We will have a very smooth and seamless upgrade from Gaudi 3 into Falcon Shores. But the powerful thing that will come with Falcon Shores is the full program ability that you’ll see with the complete instruction set capabilities of Falcon Shores. And at that point, we will have no deficits for any of the use cases and much greater compatibility for the full range of AI capabilities. The other thing that I emphasized is Xeon is a powerful capability with incredible programmable capabilities and we’re finding these use cases like I described with the Open Platform for Enterprise AI, RAG use cases is clearly beneficial there for us.
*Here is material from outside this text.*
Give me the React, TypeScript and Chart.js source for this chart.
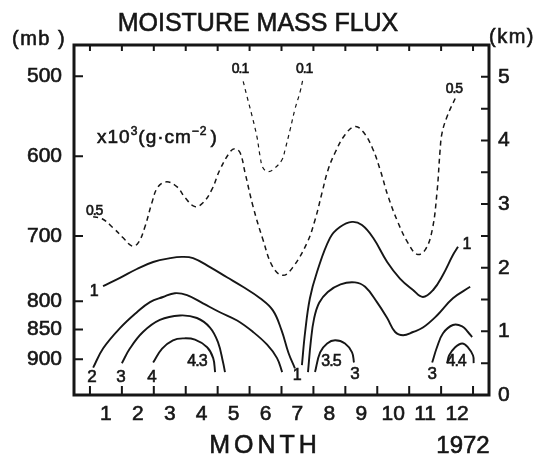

So overall, we’re feeling like the software story is coming together very nicely and the entire industry is moving to higher level software abstractions such as Python and Triton.
So they’re moving away from any of these dependencies to an Open Software platform. So the industry trends are in the right direction. Our maturity is in the right direction and our software stack has gotten much more mature and we’ll have a very smooth upgrade to Falcon Shores.
Patrick Gelsinger: So let me just close our time together and say, thank you for the questions. Thanks for joining our call. We appreciate the update to give you on a very solid Q1. And we got a lot done in Q1 that gives us a great foundation for the future. We continue to drive our process and product and AI innovations and delivering on our process technology and leadership roadmap. If any of you are at COMPUTEX in a few months, I look-forward to seeing you there. We have a number of products and offerings that we’ll be announcing there as we continue our AI momentum and competitiveness. And as always, we look forward to talking to you next quarter. Thank you very much.
Operator: Thank you, ladies and gentlemen, for your participation in today’s conference. This does conclude the program. You may now disconnect. Good day.